For those who think the triumph of the "service economy" is a good and inevitable thing, I have my own statistic for you. In the United States right now, only 11 percent of our Gross Domestic Product is produced by manufacturing. But in Germany, where business leaders have an eye toward long-term strategy and are not obsessed with quarterly profits, 25 percent of their economy is manufacturing. That's more than twice the level of ours. And that's a deliberate choice by German industry as a whole to coordinate economic activity so it's balanced in a way that gives a large segment of the population to benefit from economic activity.

And that's important because manufacturing jobs generally pay higher wages that service jobs (a change from generations ago!), and so more manufacturing jobs = more dough to spend = more economic activity, which fuels all the "add-on" service economy action, both at the business level and the consumer level. But if there's no value-added manufacturing activity in the first place, then the real benefit of any activity accrues elsewhere, and all the follow-on activity stagnates as well. And that's what's happening in the United States.

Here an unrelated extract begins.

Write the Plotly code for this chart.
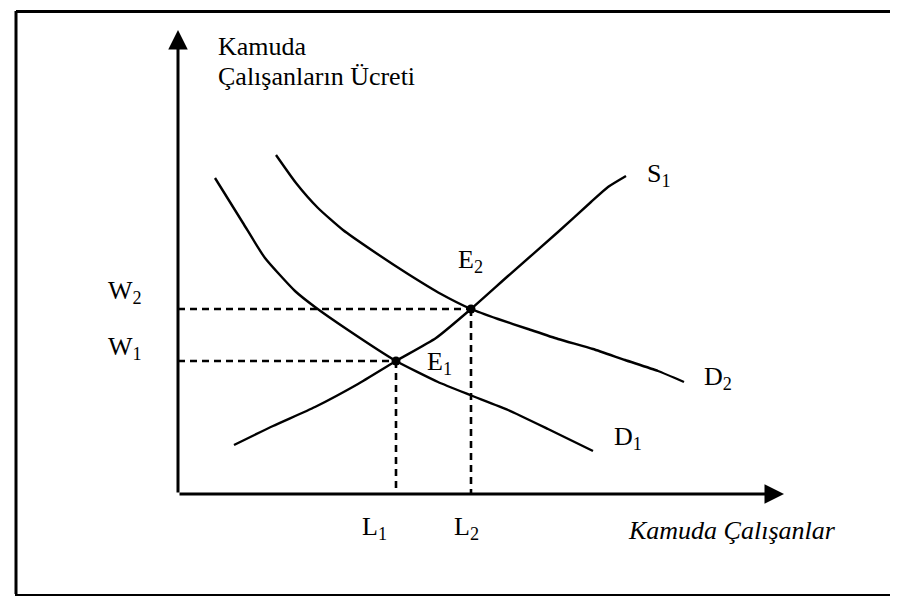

To see the degree to which this is happening, let's go back to Meyerson's column for another trip the statistics well. How about this? Back in 1977, U.S.-based companies earned 17 percent of their profits from foreign-based operations. In 2006, that percentage had swollen to 48.6 percent. That's an absolutely stunning shift, and I think it's at the root of this stagnation, because so much of the basic work, from manufacturing to now value-added activity such as legal work, is done within another economy, not ours.

People speak of the global village and how we're all interconnected, and perhaps we are in many ways. But despite many breakthrough trade policies, we are still a divided planet when it comes to economic activity. Economies really are divided by national boundaries, and there are winners and losers, and the standard of living of each nation's citizens is closely tied to the ability of its business and government leaders to craft and execute an effective strategy.

Want proof that we're not getting that at present? Just take another look at Mr. Meyerson's statistics. Or your own paycheck.

Or better still, how Meyerson summarized it: "Our economic woes, then, are not simply cyclical or structural. They are also—chiefly—institutional, the consequence of U.S.corporate behavior that has plunged us into a downward cycle of underinvestment, underemployment, and under-consumption. Our solutions must by similarly institutional, requiring, for starters, the seating of public and worker representatives on corporate boards. Short of that, there will be no real prospects for reversing America's downward mobility.

I'm not sure worker representation on boards is a good or even realistic idea, but it's enough to start a conversation that might help. Amazingly, this was published in the Manchester (N.H.) Union Leader, a paper noted for its support of all things to the right. I wonder if they even read this to the end.